George Cukor (1899-1983) was one of the first directors I knew by name, along with Hitchcock and Vincente Minnelli. I was terribly disappointed to miss in 1997 a retrospective of his work at the Portuguese Cinematheque, simply because I was living quite far off and transport links made it nearly impossible to go. I remember I was particularly sad to miss “The Philadelphia Story”. For a while, he was my favourite director. Funnily enough, it was that film that made me change my mind. It never really lived to the hype.

Before “The Philadelphia Story”, I had seen “Camille” (which is absolutely wonderful and probably my favourite of his films) and probably “My Fair Lady”, “Adam’s Rib”, “What Price Hollywood?” (which to this day I regret not having recorded), “Gaslight” and “A Double Life”. All of which I had liked very much, especially the first three. But I don’t know why the bitter disappointment of the Katharine Hepburn vehicle was too much. And then for a while all the films I saw, including some already on DVD were disappointments (“The Women”, “Sylvia Scarlett”, “A Star is Born” and most significantly, most things with Judy Holliday).
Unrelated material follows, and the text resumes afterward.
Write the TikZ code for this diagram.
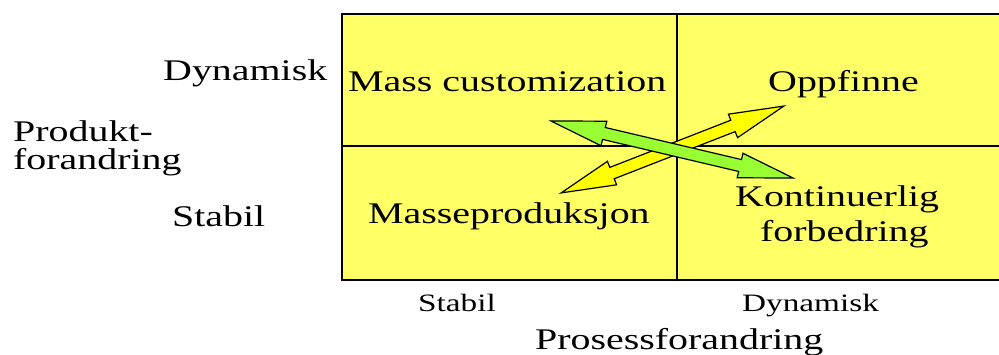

But I have changed my opinion of him a bit in the passing years. Especially when I finally got to see a retrospective of his work, this time in London, shortly I moved here in late 2004. And what first stroke me was how underrated his “minor” films were. Up to that point, pretty much all of the titles I had seen of his were his “major” works. And suddenly, here I was in love with “Keeper of the Flame”, “Edward, my son”, “Bhowani Junction”, “Our Betters”. More than that, “Susan and God” and especially “A Woman’s Face” really introduced me to Joan Crawford, just before several of her films made it into DVD. It made me more aware that Time, while usually a good judge, may occasionally let a few things slip through the cracks.